I’m trying to implement what you’ve suggested in RLlib. I understand that a custom model needs to be created, but I’m not entirely sure how to do it. You use TorchModelV2 to create the custom model, but this requires more components to make it work, right? It’s worth mentioning that I’m using tuner to train the model, so I’m passing trainable: PPO and then in the param_space, I’m specifying that it should use the custom_model: "SimpleCustomTorchModel". Of course, I registered the model beforehand.
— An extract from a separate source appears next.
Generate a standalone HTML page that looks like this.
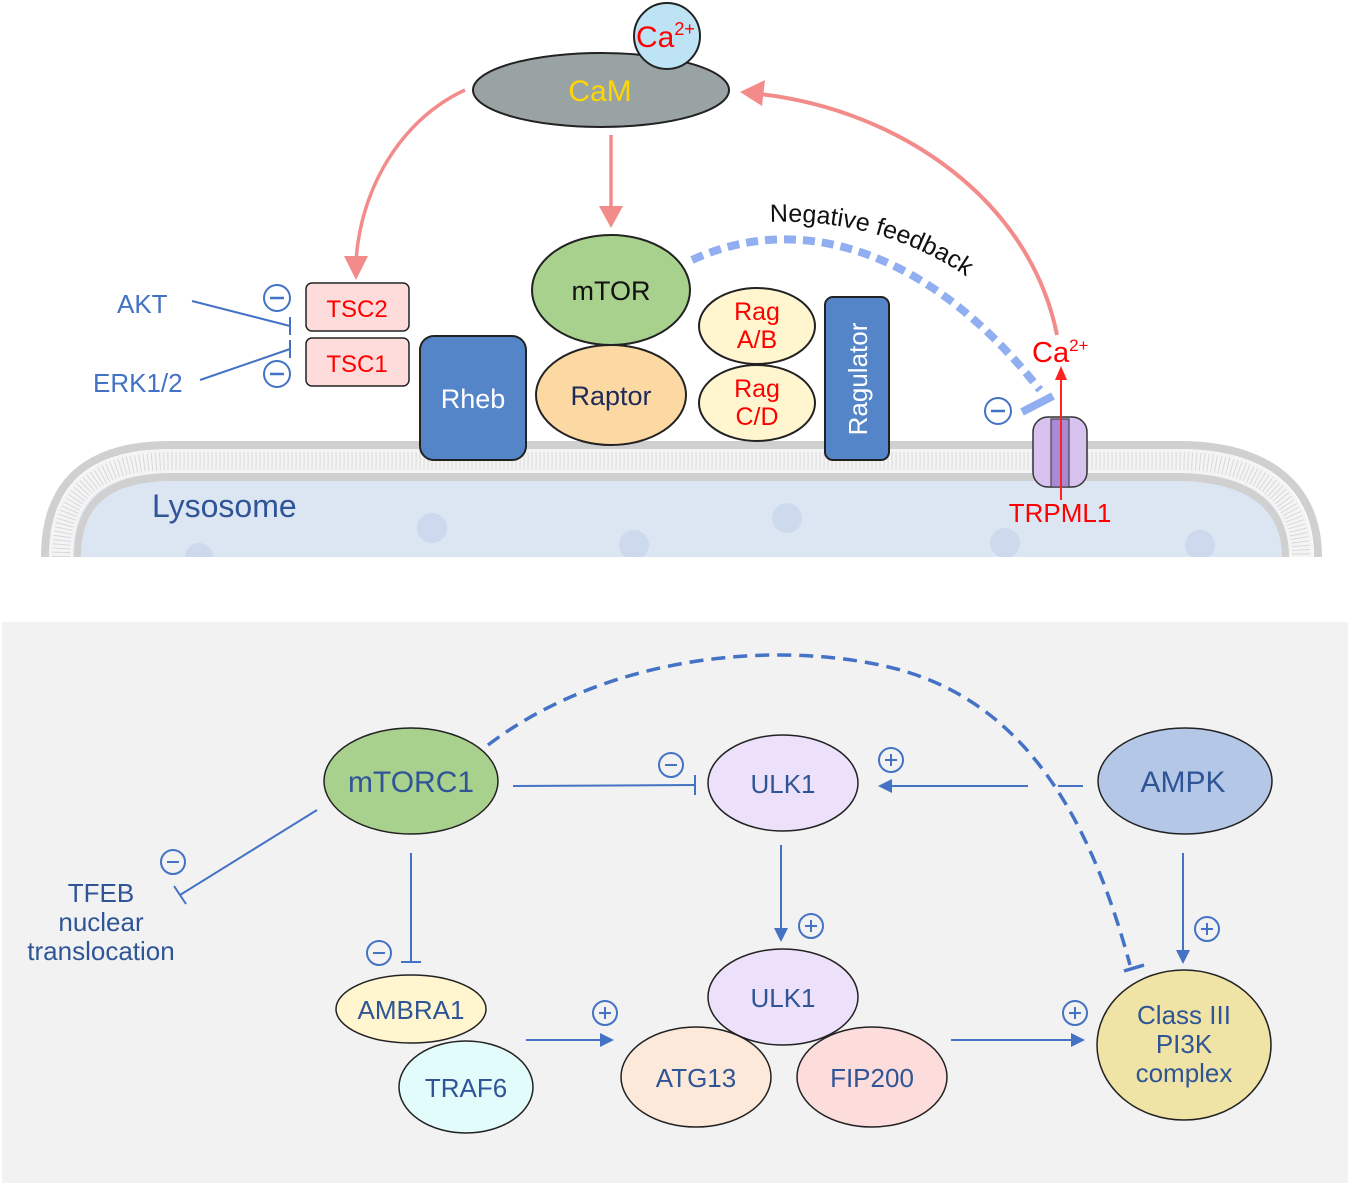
<!DOCTYPE html>
<html><head><meta charset="utf-8"><style>
html,body{margin:0;padding:0;background:#fff}
svg{display:block;font-family:"Liberation Sans",Arial,sans-serif}
</style></head><body>
<svg width="1350" height="1183" viewBox="0 0 1350 1183" xmlns="http://www.w3.org/2000/svg">
<defs>
<marker id="ab" markerWidth="14" markerHeight="14" refX="12" refY="7" orient="auto" markerUnits="userSpaceOnUse"><path d="M0,0 L14,7 L0,14 z" fill="#4472c4"/></marker>
</defs>

<!-- Lysosome -->
<path d="M60,557 C60,490 100,461 172,461 L1178,461 C1250,461 1302,490 1302,557 Z" fill="#dce6f3"/>
<path d="M61,557 C61,490 100,461 172,461 L1178,461 C1250,461 1301,490 1301,557" fill="none" stroke="#f4f4f4" stroke-width="24"/>
<path d="M61,557 C61,490 100,461 172,461 L1178,461 C1250,461 1301,490 1301,557" fill="none" stroke="#d8d8d8" stroke-width="18" stroke-dasharray="1 3"/>
<path d="M45,557 C45,480 90,445 170,445 L1180,445 C1260,445 1318,480 1318,557" fill="none" stroke="#d0d0d0" stroke-width="8" stroke-dasharray="7 1.5" stroke-linecap="round"/>
<path d="M78,557 C78,500 110,477 175,477 L1175,477 C1240,477 1285,500 1285,557" fill="none" stroke="#d0d0d0" stroke-width="8" stroke-dasharray="7 1.5" stroke-linecap="round"/>
<path d="M81,557 C81,502 113,481 175,481 L1175,481 C1237,481 1282,502 1282,557 Z" fill="#dce6f3"/>
<g fill="#cdd9ec"><circle cx="432" cy="528" r="15"/><circle cx="634" cy="545" r="15"/><circle cx="787" cy="518" r="15"/><circle cx="1005" cy="543" r="15"/><circle cx="1200" cy="545" r="15"/><circle cx="199" cy="557" r="14"/></g>
<rect x="0" y="557" width="1350" height="65" fill="#fff"/>
<text x="152" y="517" font-size="32" fill="#2f5597">Lysosome</text>

<!-- CaM -->
<ellipse cx="601" cy="90" rx="128" ry="37" fill="#9aa3a3" stroke="#222" stroke-width="2"/>
<text x="600" y="101" font-size="30" fill="#ffd700" text-anchor="middle">CaM</text>
<circle cx="667" cy="36" r="33" fill="#bde3f5" stroke="#222" stroke-width="2"/>
<text x="636" y="47" font-size="30" fill="#ff0000">Ca<tspan font-size="18" dy="-12">2+</tspan></text>

<!-- pink arrows -->
<path d="M465,90 C400,120 360,190 356,262" fill="none" stroke="#f38b8b" stroke-width="3.5"/>
<path d="M344,256 L356,280 L368,256 z" fill="#f38b8b"/>
<line x1="611" y1="135" x2="611" y2="210" stroke="#f38b8b" stroke-width="3.5"/>
<path d="M599,206 L611,228 L623,206 z" fill="#f38b8b"/>
<path d="M1057,335 C1030,200 900,110 760,94" fill="none" stroke="#f38b8b" stroke-width="4" />
<path d="M740,92 L765,80 L762,106 z" fill="#f38b8b"/>

<!-- TSC -->
<rect x="306" y="283" width="103" height="48" rx="6" fill="#ffdcdc" stroke="#222" stroke-width="1.5"/>
<text x="357" y="317" font-size="24" fill="#ff0000" text-anchor="middle">TSC2</text>
<rect x="306" y="338" width="103" height="48" rx="6" fill="#ffdcdc" stroke="#222" stroke-width="1.5"/>
<text x="357" y="372" font-size="24" fill="#ff0000" text-anchor="middle">TSC1</text>
<text x="117" y="313" font-size="26" fill="#4472c4">AKT</text>
<text x="93" y="392" font-size="26" fill="#4472c4">ERK1/2</text>
<line x1="192" y1="301" x2="290" y2="326" stroke="#4472c4" stroke-width="2"/>
<line x1="290" y1="317" x2="290" y2="335" stroke="#4472c4" stroke-width="2"/>
<line x1="200" y1="380" x2="290" y2="349" stroke="#4472c4" stroke-width="2"/>
<line x1="290" y1="340" x2="290" y2="358" stroke="#4472c4" stroke-width="2"/>
<g fill="none" stroke="#4472c4" stroke-width="2"><circle cx="277" cy="298" r="13"/><circle cx="277" cy="374" r="13"/><circle cx="998" cy="411" r="13"/></g>
<g stroke="#4472c4" stroke-width="2.5"><line x1="270" y1="298" x2="284" y2="298"/><line x1="270" y1="374" x2="284" y2="374"/><line x1="991" y1="411" x2="1005" y2="411"/></g>

<!-- Rheb etc -->
<rect x="420" y="336" width="106" height="124" rx="14" fill="#5585c9" stroke="#222" stroke-width="2"/>
<text x="473" y="408" font-size="27" fill="#fff" text-anchor="middle">Rheb</text>
<ellipse cx="611" cy="395" rx="75" ry="50" fill="#fcd9a3" stroke="#222" stroke-width="2"/>
<text x="611" y="405" font-size="27" fill="#1f2a5a" text-anchor="middle">Raptor</text>
<ellipse cx="611" cy="290" rx="79" ry="55" fill="#a9d18e" stroke="#222" stroke-width="2"/>
<text x="611" y="300" font-size="27" fill="#111" text-anchor="middle">mTOR</text>
<ellipse cx="757" cy="326" rx="58" ry="38" fill="#fff6d0" stroke="#222" stroke-width="2"/>
<text x="757" y="320" font-size="25" fill="#ff0000" text-anchor="middle">Rag</text>
<text x="757" y="348" font-size="25" fill="#ff0000" text-anchor="middle">A/B</text>
<ellipse cx="757" cy="403" rx="58" ry="38" fill="#fff6d0" stroke="#222" stroke-width="2"/>
<text x="757" y="397" font-size="25" fill="#ff0000" text-anchor="middle">Rag</text>
<text x="757" y="425" font-size="25" fill="#ff0000" text-anchor="middle">C/D</text>
<rect x="825" y="297" width="64" height="163" rx="8" fill="#5585c9" stroke="#222" stroke-width="2"/>
<text x="0" y="0" font-size="26" fill="#fff" text-anchor="middle" transform="translate(867,379) rotate(-90)">Ragulator</text>

<!-- Negative feedback -->
<path d="M692,260 C800,210 930,250 1040,390" fill="none" stroke="#90aef0" stroke-width="8" stroke-dasharray="12 7"/>
<line x1="1022" y1="412" x2="1053" y2="396" stroke="#90aef0" stroke-width="8"/>
<path id="nf" d="M770,222 C860,218 945,250 1005,308" fill="none"/>
<text font-size="25" fill="#111"><textPath href="#nf">Negative feedback</textPath></text>

<!-- TRPML1 -->
<rect x="1033" y="417" width="54" height="70" rx="15" fill="#d8c2ef" stroke="#333" stroke-width="1.5"/>
<rect x="1051" y="419" width="18" height="68" fill="#a98ad6" stroke="#333" stroke-width="1"/>
<line x1="1061" y1="500" x2="1061" y2="376" stroke="#ff2020" stroke-width="2"/>
<path d="M1055,380 L1061,366 L1067,380 z" fill="#ff2020"/>
<text x="1032" y="362" font-size="29" fill="#ff0000">Ca<tspan font-size="17" dy="-11">2+</tspan></text>
<text x="1060" y="522" font-size="26" fill="#ff0000" text-anchor="middle">TRPML1</text>

<!-- Bottom panel -->
<rect x="2" y="622" width="1346" height="561" fill="#f2f2f2"/>
<path d="M488,745 C600,660 760,640 880,665 C1000,690 1080,780 1130,965" fill="none" stroke="#4472c4" stroke-width="3.5" stroke-dasharray="14 8"/>
<line x1="1124" y1="971" x2="1144" y2="965" stroke="#4472c4" stroke-width="3.5"/>

<g stroke="#4472c4" stroke-width="2" fill="none">
<line x1="513" y1="786" x2="695" y2="785"/><line x1="695" y1="775" x2="695" y2="795"/>
<line x1="317" y1="810" x2="180" y2="895"/><line x1="174" y1="886" x2="186" y2="904"/>
<line x1="411" y1="853" x2="411" y2="962"/><line x1="401" y1="962" x2="421" y2="962"/>
<line x1="1083" y1="786" x2="1058" y2="786"/><line x1="1028" y1="786" x2="880" y2="786" marker-end="url(#ab)"/>
<line x1="781" y1="845" x2="781" y2="940" marker-end="url(#ab)"/>
<line x1="1183" y1="853" x2="1183" y2="962" marker-end="url(#ab)"/>
<line x1="526" y1="1040" x2="612" y2="1040" marker-end="url(#ab)"/>
<line x1="951" y1="1040" x2="1083" y2="1040" marker-end="url(#ab)"/>
<circle cx="173" cy="862" r="12"/><circle cx="379" cy="953" r="12"/><circle cx="671" cy="765" r="12"/>
<circle cx="891" cy="760" r="12"/><circle cx="811" cy="926" r="12"/><circle cx="1207" cy="929" r="12"/>
<circle cx="605" cy="1013" r="12"/><circle cx="1075" cy="1013" r="12"/>
</g>
<g stroke="#4472c4" stroke-width="2">
<line x1="167" y1="862" x2="179" y2="862"/><line x1="373" y1="953" x2="385" y2="953"/><line x1="665" y1="765" x2="677" y2="765"/>
<line x1="885" y1="760" x2="897" y2="760"/><line x1="891" y1="754" x2="891" y2="766"/>
<line x1="805" y1="926" x2="817" y2="926"/><line x1="811" y1="920" x2="811" y2="932"/>
<line x1="1201" y1="929" x2="1213" y2="929"/><line x1="1207" y1="923" x2="1207" y2="935"/>
<line x1="599" y1="1013" x2="611" y2="1013"/><line x1="605" y1="1007" x2="605" y2="1019"/>
<line x1="1069" y1="1013" x2="1081" y2="1013"/><line x1="1075" y1="1007" x2="1075" y2="1019"/>
</g>

<ellipse cx="411" cy="781" rx="87" ry="53" fill="#a9d18e" stroke="#222" stroke-width="1.5"/>
<text x="411" y="792" font-size="30" fill="#2f5597" text-anchor="middle">mTORC1</text>
<ellipse cx="783" cy="783" rx="75" ry="48" fill="#ece0fb" stroke="#222" stroke-width="1.5"/>
<text x="783" y="793" font-size="26" fill="#2f5597" text-anchor="middle">ULK1</text>
<ellipse cx="1185" cy="781" rx="87" ry="53" fill="#b4c7e7" stroke="#222" stroke-width="1.5"/>
<text x="1183" y="792" font-size="30" fill="#2f5597" text-anchor="middle">AMPK</text>
<text x="101" y="902" font-size="26" fill="#2f5597" text-anchor="middle">TFEB</text>
<text x="101" y="931" font-size="26" fill="#2f5597" text-anchor="middle">nuclear</text>
<text x="101" y="960" font-size="26" fill="#2f5597" text-anchor="middle">translocation</text>

<ellipse cx="466" cy="1087" rx="67" ry="46" fill="#e2fbfb" stroke="#222" stroke-width="1.5"/>
<text x="466" y="1097" font-size="26" fill="#2f5597" text-anchor="middle">TRAF6</text>
<ellipse cx="411" cy="1009" rx="75" ry="34" fill="#fff6d0" stroke="#222" stroke-width="1.5"/>
<text x="411" y="1019" font-size="26" fill="#2f5597" text-anchor="middle">AMBRA1</text>
<ellipse cx="783" cy="997" rx="75" ry="48" fill="#ece0fb" stroke="#222" stroke-width="1.5"/>
<text x="783" y="1007" font-size="26" fill="#2f5597" text-anchor="middle">ULK1</text>
<ellipse cx="696" cy="1077" rx="75" ry="50" fill="#fde9da" stroke="#222" stroke-width="1.5"/>
<text x="696" y="1087" font-size="26" fill="#2f5597" text-anchor="middle">ATG13</text>
<ellipse cx="872" cy="1077" rx="75" ry="50" fill="#fddcdc" stroke="#222" stroke-width="1.5"/>
<text x="872" y="1087" font-size="26" fill="#2f5597" text-anchor="middle">FIP200</text>
<ellipse cx="1184" cy="1045" rx="87" ry="75" fill="#f0e3a6" stroke="#222" stroke-width="1.5"/>
<text x="1184" y="1024" font-size="26" fill="#2f5597" text-anchor="middle">Class III</text>
<text x="1184" y="1053" font-size="26" fill="#2f5597" text-anchor="middle">PI3K</text>
<text x="1184" y="1082" font-size="26" fill="#2f5597" text-anchor="middle">complex</text>
</svg>
</body></html>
However, I’m currently getting the following error:

  File "/opt/conda/lib/python3.9/site-packages/ray/rllib/evaluation/rollout_worker.py", line 532, in __init__
    self._update_policy_map(policy_dict=self.policy_dict)
  File "/opt/conda/lib/python3.9/site-packages/ray/rllib/evaluation/rollout_worker.py", line 1737, in _update_policy_map
    self._build_policy_map(
  File "/opt/conda/lib/python3.9/site-packages/ray/rllib/evaluation/rollout_worker.py", line 1848, in _build_policy_map
    new_policy = create_policy_for_framework(
  File "/opt/conda/lib/python3.9/site-packages/ray/rllib/utils/policy.py", line 141, in create_policy_for_framework
    return policy_class(observation_space, action_space, merged_config)
  File "/opt/conda/lib/python3.9/site-packages/ray/rllib/algorithms/ppo/ppo_torch_policy.py", line 64, in __init__
    self._initialize_loss_from_dummy_batch()
  File "/opt/conda/lib/python3.9/site-packages/ray/rllib/policy/policy.py", line 1396, in _initialize_loss_from_dummy_batch
    actions, state_outs, extra_outs = self.compute_actions_from_input_dict(
  File "/opt/conda/lib/python3.9/site-packages/ray/rllib/policy/torch_policy_v2.py", line 560, in compute_actions_from_input_dict
    return self._compute_action_helper(
  File "/opt/conda/lib/python3.9/site-packages/ray/rllib/utils/threading.py", line 24, in wrapper
    return func(self, *a, **k)
  File "/opt/conda/lib/python3.9/site-packages/ray/rllib/policy/torch_policy_v2.py", line 1293, in _compute_action_helper
    extra_fetches = self.extra_action_out(
  File "/opt/conda/lib/python3.9/site-packages/ray/rllib/policy/torch_mixins.py", line 185, in extra_action_out
    SampleBatch.VF_PREDS: model.value_function(),
  File "/opt/conda/lib/python3.9/site-packages/ray/rllib/models/modelv2.py", line 150, in value_function
    raise NotImplementedError

I imagine this is because more things need to be defined, but right now, I’m not sure how to solve it.

@inigo_Gastesi : In fact, the ModelV2 class contains a lot of abstract methods, which are to be implemented in sub-classes. The hierarchy is as following

ModelV2
|
TorchModelV2
|
SimpleCustomTorchModel (or whatever class name you gave for your one)

The value_function() method must be implemented in your class. In the example files, most often it simply contains a call to the value_funtion of the Torch FullyConnectedNetwork, or whatever neural network class you are using.

1 Like

If you want a custom model within rllib then you should override the forward and value function methods of TorchModelV2 (if you inherited this one). You can always just call the inherited value function / forward methods if you don’t want to implement custom solutions. An example can be seen here. Let me know if you still encounter these issues. I did not post the whole model in my previous reply and was mainly showing the clamping of the log stds.

All the best! Also, thank you @PhilippWillms for the additional help clarifying.